Last night at the cavernous Cowboys Stadium in Arlington, TX, Manny Pacquiao won the vacant WBC light middleweight belt with a hard fought performance over Antonio Margarito.
The much taller Margarito came forward behind a long jab that gave Pacquiao some difficulty but the former welterweight title holder negated his height advantage by crouching down and putting his head at his Filipino adversary's level.
Pacquiao took a few rounds to get adjusted to Margarito's style, mostly going for body work but also mixing in with quick single shots upstairs that had the Mexican already growing hesitant.
Once Pacquiao began to get warmed up, his efforts came in the form of bracing combinations that the much slower Margarito was largely unable to avoid.
Margarito never stopped going forward however and had success at times with the jab and right hand but his best moments came when the action moved along the ropes, where he won some very tough exchanges with Pacquiao, who would get on his bike for awhile to break any momentum his opponent had developed.
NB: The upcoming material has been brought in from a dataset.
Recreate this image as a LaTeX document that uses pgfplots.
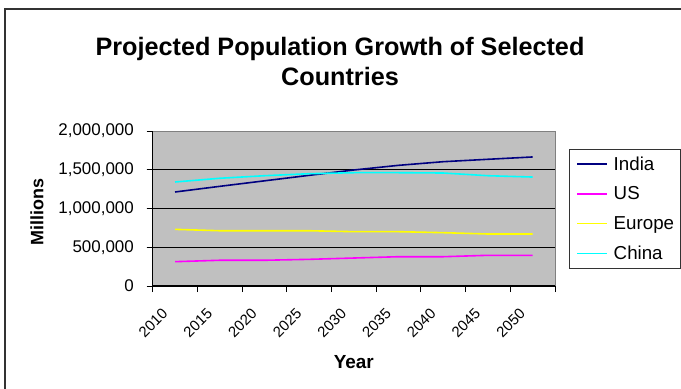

But there weren't near enough of those instances for Margarito as he was soundly outboxed, round after round, in masterful fashion by Pacquiao, who was very impressive in the ability to improvise attacks from all angles with a very unpredictable timing.
By the later rounds Margarito was showing the effects of absorbing Pacquiao's punishment as both men slowed down as a result of the earlier torrid pacing.
After the final bell, Pacquiao improved to 53-3-2 (38), by sweeping the scorecards 120-108, 119-109 and 118-110, winning a world title in an unprecedented seventh weight class.
Margarito drops to 38-7 (27), losing two of his last three bouts.
The undercard saw former Cuban amateur star Guillermo Rigondeaux, 7-0 (5), step way up in competition to annex the Interim WBA super bantam crown with a split decision against highly seasoned former titleholder Ricardo Cordoba, 37-3-2 (23), in an all-southpaw battle that saw both fighters have to climb off the canvas.
Welterweights Mike Jones, 23-0 (18), and Jesus Soto Karass, 24-5-3 (16), went to war for the NABA, NABO and WBC Continental Americas belts with Jones winning a narrow majority decision.